● **Required work**: Retype, please, the listing from its opening line through the line that contains "import altair as alt", both included, without the pictures.

━━━━

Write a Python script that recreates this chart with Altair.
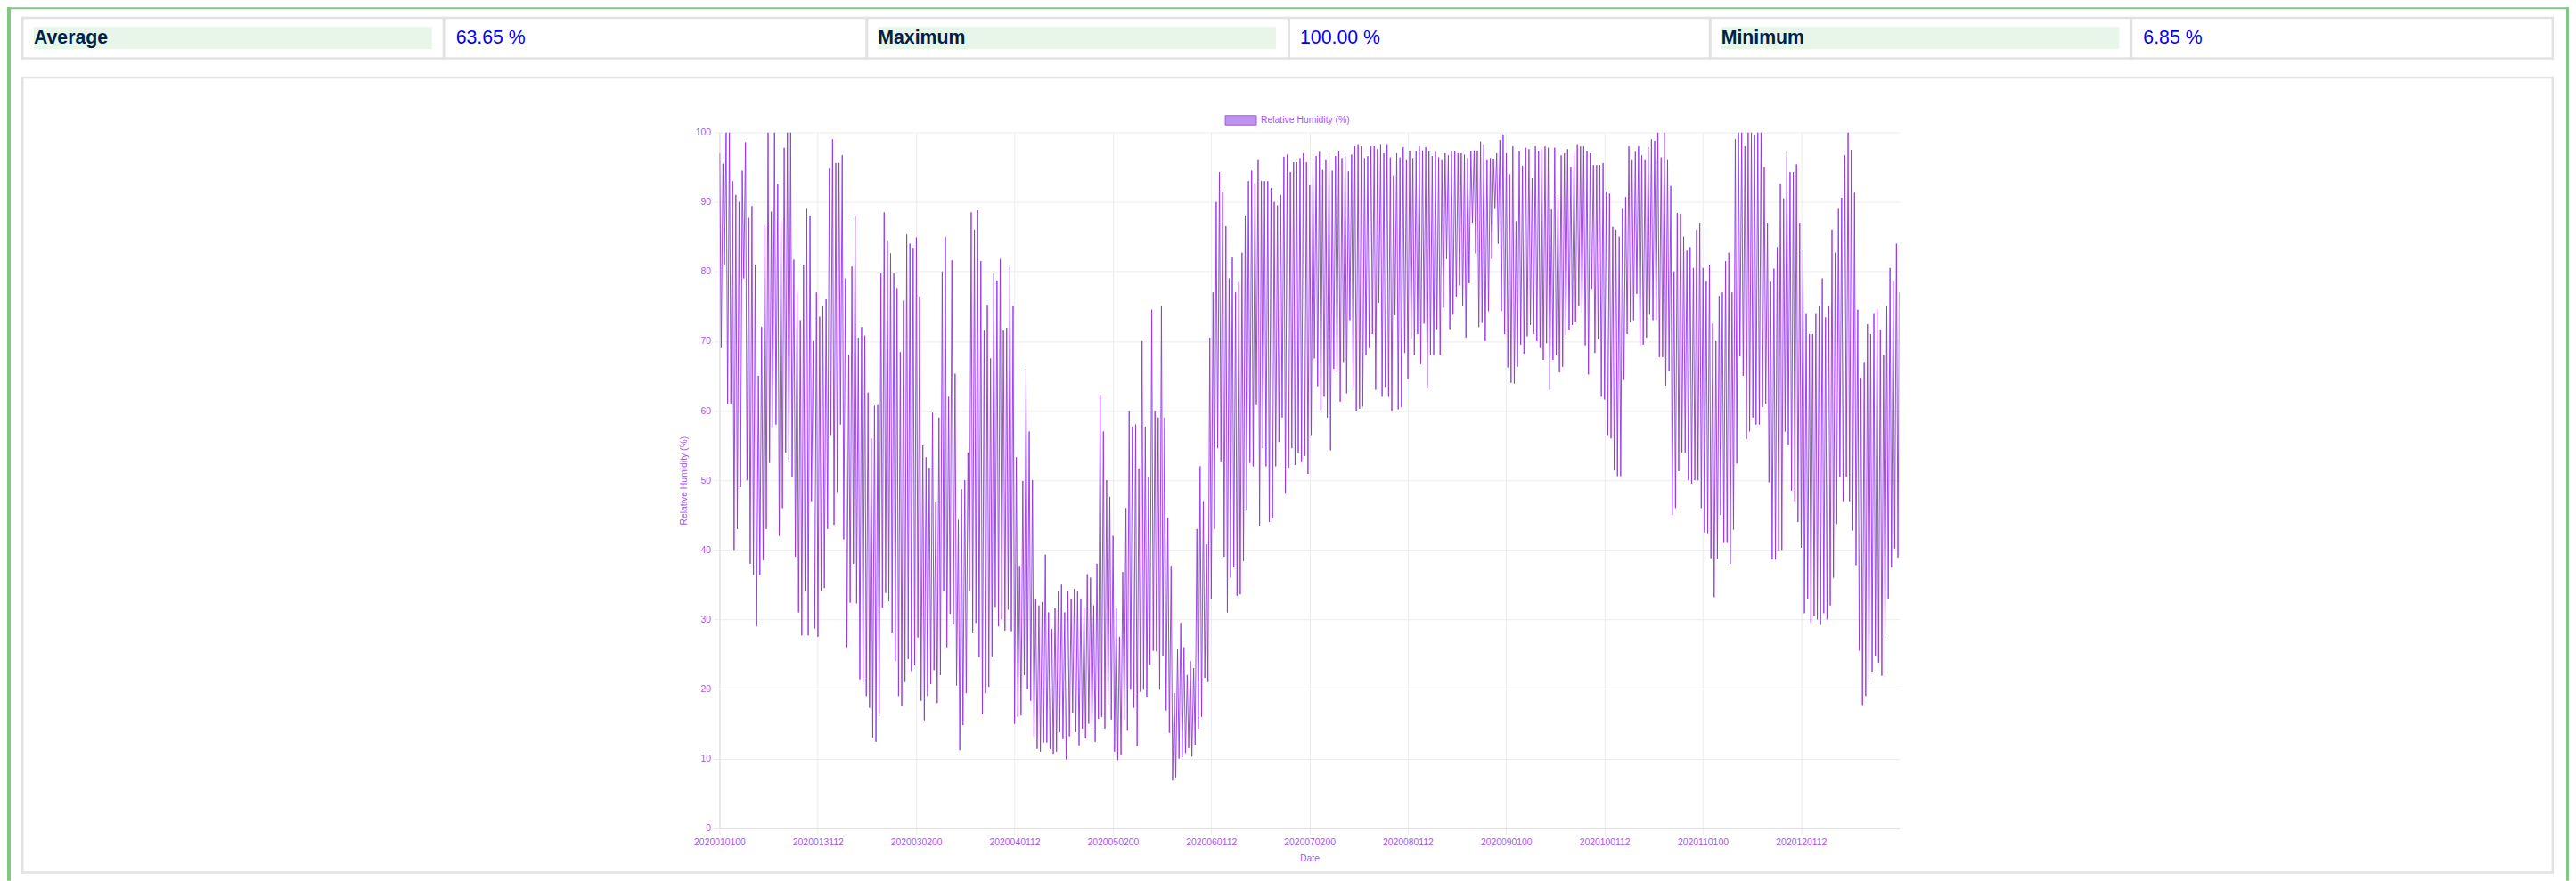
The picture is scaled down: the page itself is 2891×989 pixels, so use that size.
import altair as alt

# Daily humidity highs, in date order
day_high = [
97,95.5,100,100,93,91,90,94.5,98.6,87.7,89.4,81,65,72,86.6,100,88.6,100,92.6,87.3,97.8,100,100,81.7,77,73,81,89,88,
70,77,73.5,75,76,94.8,99,95.6,95.6,96.7,79,68,80.7,88,70.5,72,70.8,62.6,56,60.7,60.8,79.7,88.5,84.5,82.6,79.7,77.6,68.4,75.8,85.3,
84,83.4,84.9,76.4,55,53.3,51.8,59.7,46.8,59,80,85,62,81.6,65.3,44.3,48.7,50,54,88.5,86,88.8,81.5,71.5,75.2,67.5,79.7,78.7,81.8,71.5,
71.9,81,75,53.3,37.7,49.9,66,57,50,33,32,32.5,39.3,31,28.6,31.6,34,35,31,34,33,34.4,34,33,31.7,36.5,36,32,38,62.3,
57,50,47.6,42,31.6,27.5,36.8,46,60,57.7,58,51.7,70,57.7,50.4,74.5,60,59,75,59,44.6,37.7,19.4,25.8,29.5,26,22,24,23,43,
52,47,40.8,70.5,77,90,94.3,91.5,86.5,79,82,77,78.5,82.7,88,93,94.5,92.7,96,93,93,93,92,90,89.5,91,96.5,96.8,94.3,95.7,
95.7,96.3,97,95.7,92.4,95.5,96.6,97.2,94.6,96,97,94.5,96.6,97.3,96.3,96.6,94.4,96.8,98,98.2,98,96.3,96.6,98,98,97.6,98.2,97,98.2,96.4,
93.7,97,96.4,97.9,96,97.4,96.3,97.3,98,97.4,97.9,97.3,96.6,97.2,96.4,96,97,96.7,97.3,97.3,97,97,96.8,96.3,97.3,97.4,97.4,98.7,98.2,96,
96.3,96.2,97,98.9,99.7,97,94,98,87.2,97.3,95.2,97.8,97.6,93.4,98,97.3,97.6,98,97.8,88.9,97.8,90.6,96.7,97,97.6,95,97,98.2,98,98,
97.3,97,95.3,95.3,95.3,95.6,91.5,91.2,86.4,86,85,89,90.7,98,96,97.2,98,96.7,96,97.9,99,98.8,100,96.4,100,96,92.3,80,88.4,88.3,
85,83,83.5,80.5,86,87,80.5,78.6,81,72.5,70,76.5,77,81.5,82.7,77,99,100,100,98,100,100,99.6,100,100,95,87,78.5,80.4,83.5,
92.6,90.5,97.2,94.3,94.3,95.4,87,83,74,71,71,74,75,79,73.4,75,86,82.7,89,90.6,96.7,100,97.5,91.3,74.5,64.7,67,72.4,71,74,
74.5,71.6,68,75,80.5,78.6,84,77,
]

# Daily humidity lows, in date order
day_low = [
69,81,61,61,40,43,49,79,50,38,36.4,29,36.4,38.5,43,52.5,57.6,58,42,46,54,52.6,50.4,39,31,27.7,34,27.7,47,28.7,27.5,
34,34.5,43,56.5,43.6,48.3,58,41.5,26,32.4,38,32.3,21.4,21,19,17.3,13,12.4,16.5,31.7,33.8,32.6,28,24,19,17.6,21,24.3,22.6,23.4,27.4,
18.3,15.5,19,20.7,22.7,18,22,34,26,30.8,29.3,20.5,11.2,14.8,19.4,34,28,29.5,24.6,16.4,19.4,20.3,24.7,31.8,29,30,28.4,31.4,28.3,15,
16,16.2,22,20,18.3,13.2,11.4,11,12.3,12.3,11.4,10.7,11,13.8,12.8,9.9,13.2,16.6,13.8,11.9,14.3,12.9,15,14.3,12.4,15.7,16,14.3,17.7,15.6,
11,9.8,10.5,15.6,14,19.9,17.3,11.8,19.6,19.9,18.8,23.5,25.5,25.4,19.9,24.8,16.9,13.7,6.85,7.3,10,10.2,10.8,11.5,10.3,12,14.3,16,21.6,21,
33,43,54.6,52.6,39,31,36,37.5,33.4,33.6,38.4,45.8,52.5,52,60.8,43.4,54.6,52,44,44.5,52,55.5,59,48.2,51.8,54.6,52.2,54,52.6,53.5,
50.9,56.5,67.5,63.5,60,62,59,54.3,66,65.5,61.3,67,62.5,73,63.3,60,60.3,60.6,68,69,71,63,75.5,62,63.3,62,60,73.7,60.2,60.5,
68.3,64.5,70.4,68,71,66.7,72.5,63.2,68,68,71.7,68,74.8,81.8,71.7,73.8,76.4,78,75,70.5,78.3,87,82.6,72,72.6,70,74.3,81.8,89,84,
74.3,71,66.2,64,63.9,66.3,69.5,68.2,70.7,72.3,71,70,69,67.3,69.7,63,67.3,68,65.5,66.3,70.8,71.6,72.3,72.8,75,74,69.4,65.2,77.5,68.3,
70.3,62,61.6,56.5,56,51.4,50.6,50.6,64.4,71,72.7,73,76.8,69.4,69.5,70.5,73.8,73,73,67.7,67.7,63.6,65.7,45,46,51.3,54,54,50,49.5,
50,50,46,42.5,42.4,38.8,33.2,38.7,45,41,41,38,42.9,52.4,67.8,65,55.9,57,59,58,58,60.5,61,49.7,38.6,38.6,39.9,40,57,55,
48.5,47,44,40.3,30.9,33,29.5,30.5,30,29.2,30.9,30,32,36,43.7,50.5,47,50.5,47,42.8,37.8,25.5,17.7,19,21,22.5,24.8,23.8,21.9,27,
33,37.5,40.2,38.9,
]

tick_hours = [0, 732, 1464, 2196, 2928, 3660, 4392, 5124, 5856, 6588, 7320, 8052]
tick_labels = ["2020010100","2020013112","2020030200","2020040112","2020050200","2020060112",
               "2020070200","2020080112","2020090100","2020100112","2020110100","2020120112"]

stat_names = ["Average", "Maximum", "Minimum"]
stat_values = ["63.65 %", "100.00 %", "6.85 %"]

FONT = "Liberation Sans"
PURPLE = "#a855f7"
LINE = "#9333ea"
GRAY = "#e2e2e2"
GREEN = "#81c784"
OX, OY = 808, 148.3
PW, PH = 1325, 781.7
LAST_HOUR = 8783

rows = []
for k, (hi, lo) in enumerate(zip(day_high, day_low)):
    rows.append({"hour": 2 + 24 * k, "rh": hi})
    rows.append({"hour": 13 + 24 * k, "rh": lo})
rows.append({"hour": LAST_HOUR, "rh": day_high[-1]})

one = alt.Data(values=[{"a": 1}])

def box(x0, y0, x1, y1, fill, **kw):
    return alt.Chart(one).mark_rect(fill=fill, **kw).encode(
        x=alt.value(x0 - OX), x2=alt.value(x1 - OX),
        y=alt.value(y0 - OY), y2=alt.value(y1 - OY))

def label(x, y, s, size, color, weight="normal"):
    return alt.Chart(one).mark_text(align="left", baseline="alphabetic", font=FONT,
                                    fontSize=size, color=color, fontWeight=weight).encode(
        x=alt.value(x - OX), y=alt.value(y - OY), text=alt.value(s))

deco = [
    box(8, 8, 2885, 10, GREEN),
    box(8, 8, 12, 989, GREEN),
    box(2882, 8, 2885, 989, GREEN),
    # stats table frame
    box(24, 18.5, 2868, 21, GRAY),
    box(24, 64, 2868, 66.5, GRAY),
    box(24, 18.5, 26.5, 66.5, GRAY),
    box(2865.5, 18.5, 2868, 66.5, GRAY),
]
for sx in (497, 972, 1446, 1919, 2392):
    deco.append(box(sx, 18.5, sx + 3, 66.5, GRAY))
# chart panel frame
deco += [
    box(24, 85.5, 2868, 88, GRAY),
    box(24, 978.5, 2868, 981, GRAY),
    box(24, 85.5, 26.5, 981, GRAY),
    box(2865.5, 85.5, 2868, 981, GRAY),
]
for cell_x, name, val_x, val in zip((38, 986, 1933), stat_names, (512, 1460, 2407), stat_values):
    deco.append(box(cell_x, 30, cell_x + 447, 55, "#e8f5e9"))
    deco.append(label(cell_x, 48.5, name, 21.3, "#002147", "bold"))
    deco.append(label(val_x, 49, val, 21.3, "#0000ff"))

# legend
deco.append(box(1376, 129.5, 1411, 140, "#c094ee", stroke=PURPLE, strokeWidth=1))
deco.append(label(1416, 137.7, "Relative Humidity (%)", 10.4, PURPLE))

label_expr = "[" + ",".join(f"'{t}'" for t in tick_labels) + "][round(datum.value/732)]"

line = alt.Chart(alt.Data(values=rows)).mark_line(
    color=LINE, strokeWidth=1, opacity=0.9, clip=True, interpolate="linear"
).encode(
    x=alt.X("hour:Q", scale=alt.Scale(domain=[0, LAST_HOUR], nice=False, zero=False),
            axis=alt.Axis(values=tick_hours, labelExpr=label_expr, title="Date",
                          labelOverlap=False, labelFlush=False, labelPadding=4, titlePadding=7)),
    y=alt.Y("rh:Q", scale=alt.Scale(domain=[0, 100], nice=False),
            axis=alt.Axis(values=list(range(0, 101, 10)), title="Relative Humidity (%)",
                          labelPadding=3, titlePadding=8)),
)

chart = alt.layer(*deco, line).properties(
    width=PW, height=PH,
    padding={"left": 800, "top": 140.3, "right": 752, "bottom": 59},
    autosize=alt.AutoSizeParams(type="none"),
    background="white",
).configure_view(stroke=None).configure_axis(
    labelFont=FONT, titleFont=FONT, labelFontSize=10.4, titleFontSize=10.4,
    labelColor=PURPLE, titleColor=PURPLE, titleFontWeight="normal",
    gridColor="#ececec", gridWidth=1, tickColor="#ececec", tickSize=7,
    domainColor="#dddddd", domainWidth=1,
)

chart.save("out.html", embed_options={"renderer": "svg", "actions": False})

━━━━

● **Result**:
Write a Python script that recreates this chart with Altair.
The picture is scaled down: the page itself is 2891×989 pixels, so use that size.
import altair as alt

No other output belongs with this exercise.